begin Available data

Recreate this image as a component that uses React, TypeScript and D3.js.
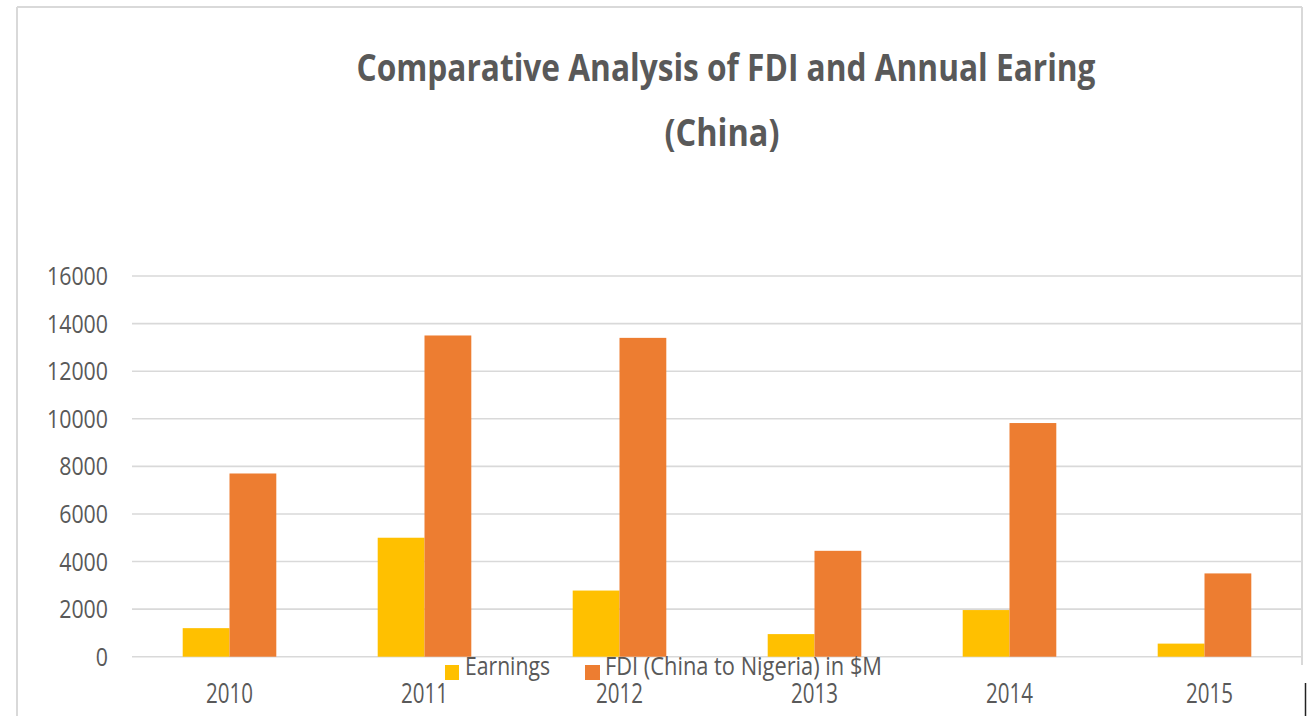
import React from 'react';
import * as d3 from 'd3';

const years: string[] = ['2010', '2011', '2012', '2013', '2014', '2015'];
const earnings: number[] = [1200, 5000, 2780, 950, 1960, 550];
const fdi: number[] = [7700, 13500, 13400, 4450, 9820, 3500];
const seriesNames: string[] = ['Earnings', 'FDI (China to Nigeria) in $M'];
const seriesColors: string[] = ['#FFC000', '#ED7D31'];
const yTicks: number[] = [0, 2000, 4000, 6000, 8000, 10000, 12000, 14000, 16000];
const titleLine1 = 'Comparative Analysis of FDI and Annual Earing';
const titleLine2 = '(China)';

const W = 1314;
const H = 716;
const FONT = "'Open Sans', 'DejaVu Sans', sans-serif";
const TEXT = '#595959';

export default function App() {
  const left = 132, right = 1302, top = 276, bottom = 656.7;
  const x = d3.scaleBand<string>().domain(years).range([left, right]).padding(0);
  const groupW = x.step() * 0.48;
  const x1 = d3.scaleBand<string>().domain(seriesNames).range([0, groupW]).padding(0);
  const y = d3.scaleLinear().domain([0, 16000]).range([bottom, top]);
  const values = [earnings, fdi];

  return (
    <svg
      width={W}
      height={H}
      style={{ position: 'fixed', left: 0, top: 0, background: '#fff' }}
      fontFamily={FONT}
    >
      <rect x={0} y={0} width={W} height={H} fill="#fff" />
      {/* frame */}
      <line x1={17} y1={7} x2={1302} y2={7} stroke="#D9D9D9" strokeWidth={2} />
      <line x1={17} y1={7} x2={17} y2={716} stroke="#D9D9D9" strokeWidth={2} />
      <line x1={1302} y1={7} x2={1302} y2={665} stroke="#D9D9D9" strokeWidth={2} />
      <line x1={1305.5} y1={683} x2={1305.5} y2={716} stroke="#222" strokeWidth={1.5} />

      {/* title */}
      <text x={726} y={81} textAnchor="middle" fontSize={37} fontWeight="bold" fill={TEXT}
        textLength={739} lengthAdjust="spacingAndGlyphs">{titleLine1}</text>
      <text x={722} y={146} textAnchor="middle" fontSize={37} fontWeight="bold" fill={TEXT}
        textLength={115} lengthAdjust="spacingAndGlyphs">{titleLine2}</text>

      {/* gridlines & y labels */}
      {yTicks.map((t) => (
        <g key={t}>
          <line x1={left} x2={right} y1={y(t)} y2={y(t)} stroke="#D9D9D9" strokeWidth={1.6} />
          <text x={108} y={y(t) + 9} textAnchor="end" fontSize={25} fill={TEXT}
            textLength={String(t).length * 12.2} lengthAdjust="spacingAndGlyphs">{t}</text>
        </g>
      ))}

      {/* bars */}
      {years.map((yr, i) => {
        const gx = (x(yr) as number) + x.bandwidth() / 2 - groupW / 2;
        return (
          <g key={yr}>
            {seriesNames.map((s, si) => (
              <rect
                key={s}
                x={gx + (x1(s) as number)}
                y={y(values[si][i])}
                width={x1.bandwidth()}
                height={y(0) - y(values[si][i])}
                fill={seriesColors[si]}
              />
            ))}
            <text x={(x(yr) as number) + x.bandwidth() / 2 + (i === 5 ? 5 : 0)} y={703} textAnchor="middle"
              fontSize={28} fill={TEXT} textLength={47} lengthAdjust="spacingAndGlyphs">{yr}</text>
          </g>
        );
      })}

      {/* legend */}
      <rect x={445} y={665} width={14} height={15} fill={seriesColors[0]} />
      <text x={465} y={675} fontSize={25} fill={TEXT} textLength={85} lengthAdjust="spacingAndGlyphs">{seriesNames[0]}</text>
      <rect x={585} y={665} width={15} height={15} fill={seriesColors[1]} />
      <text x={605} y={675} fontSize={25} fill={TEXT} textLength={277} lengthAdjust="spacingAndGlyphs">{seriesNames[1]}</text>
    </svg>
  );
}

end Available data

**The exercise:** Quote the full listing above word for word; exclude every picture from the copy.

**Complete output:**
Recreate this image as a component that uses React, TypeScript and D3.js.
import React from 'react';
import * as d3 from 'd3';

const years: string[] = ['2010', '2011', '2012', '2013', '2014', '2015'];
const earnings: number[] = [1200, 5000, 2780, 950, 1960, 550];
const fdi: number[] = [7700, 13500, 13400, 4450, 9820, 3500];
const seriesNames: string[] = ['Earnings', 'FDI (China to Nigeria) in $M'];
const seriesColors: string[] = ['#FFC000', '#ED7D31'];
const yTicks: number[] = [0, 2000, 4000, 6000, 8000, 10000, 12000, 14000, 16000];
const titleLine1 = 'Comparative Analysis of FDI and Annual Earing';
const titleLine2 = '(China)';

const W = 1314;
const H = 716;
const FONT = "'Open Sans', 'DejaVu Sans', sans-serif";
const TEXT = '#595959';

export default function App() {
  const left = 132, right = 1302, top = 276, bottom = 656.7;
  const x = d3.scaleBand<string>().domain(years).range([left, right]).padding(0);
  const groupW = x.step() * 0.48;
  const x1 = d3.scaleBand<string>().domain(seriesNames).range([0, groupW]).padding(0);
  const y = d3.scaleLinear().domain([0, 16000]).range([bottom, top]);
  const values = [earnings, fdi];

  return (
    <svg
      width={W}
      height={H}
      style={{ position: 'fixed', left: 0, top: 0, background: '#fff' }}
      fontFamily={FONT}
    >
      <rect x={0} y={0} width={W} height={H} fill="#fff" />
      {/* frame */}
      <line x1={17} y1={7} x2={1302} y2={7} stroke="#D9D9D9" strokeWidth={2} />
      <line x1={17} y1={7} x2={17} y2={716} stroke="#D9D9D9" strokeWidth={2} />
      <line x1={1302} y1={7} x2={1302} y2={665} stroke="#D9D9D9" strokeWidth={2} />
      <line x1={1305.5} y1={683} x2={1305.5} y2={716} stroke="#222" strokeWidth={1.5} />

      {/* title */}
      <text x={726} y={81} textAnchor="middle" fontSize={37} fontWeight="bold" fill={TEXT}
        textLength={739} lengthAdjust="spacingAndGlyphs">{titleLine1}</text>
      <text x={722} y={146} textAnchor="middle" fontSize={37} fontWeight="bold" fill={TEXT}
        textLength={115} lengthAdjust="spacingAndGlyphs">{titleLine2}</text>

      {/* gridlines & y labels */}
      {yTicks.map((t) => (
        <g key={t}>
          <line x1={left} x2={right} y1={y(t)} y2={y(t)} stroke="#D9D9D9" strokeWidth={1.6} />
          <text x={108} y={y(t) + 9} textAnchor="end" fontSize={25} fill={TEXT}
            textLength={String(t).length * 12.2} lengthAdjust="spacingAndGlyphs">{t}</text>
        </g>
      ))}

      {/* bars */}
      {years.map((yr, i) => {
        const gx = (x(yr) as number) + x.bandwidth() / 2 - groupW / 2;
        return (
          <g key={yr}>
            {seriesNames.map((s, si) => (
              <rect
                key={s}
                x={gx + (x1(s) as number)}
                y={y(values[si][i])}
                width={x1.bandwidth()}
                height={y(0) - y(values[si][i])}
                fill={seriesColors[si]}
              />
            ))}
            <text x={(x(yr) as number) + x.bandwidth() / 2 + (i === 5 ? 5 : 0)} y={703} textAnchor="middle"
              fontSize={28} fill={TEXT} textLength={47} lengthAdjust="spacingAndGlyphs">{yr}</text>
          </g>
        );
      })}

      {/* legend */}
      <rect x={445} y={665} width={14} height={15} fill={seriesColors[0]} />
      <text x={465} y={675} fontSize={25} fill={TEXT} textLength={85} lengthAdjust="spacingAndGlyphs">{seriesNames[0]}</text>
      <rect x={585} y={665} width={15} height={15} fill={seriesColors[1]} />
      <text x={605} y={675} fontSize={25} fill={TEXT} textLength={277} lengthAdjust="spacingAndGlyphs">{seriesNames[1]}</text>
    </svg>
  );
}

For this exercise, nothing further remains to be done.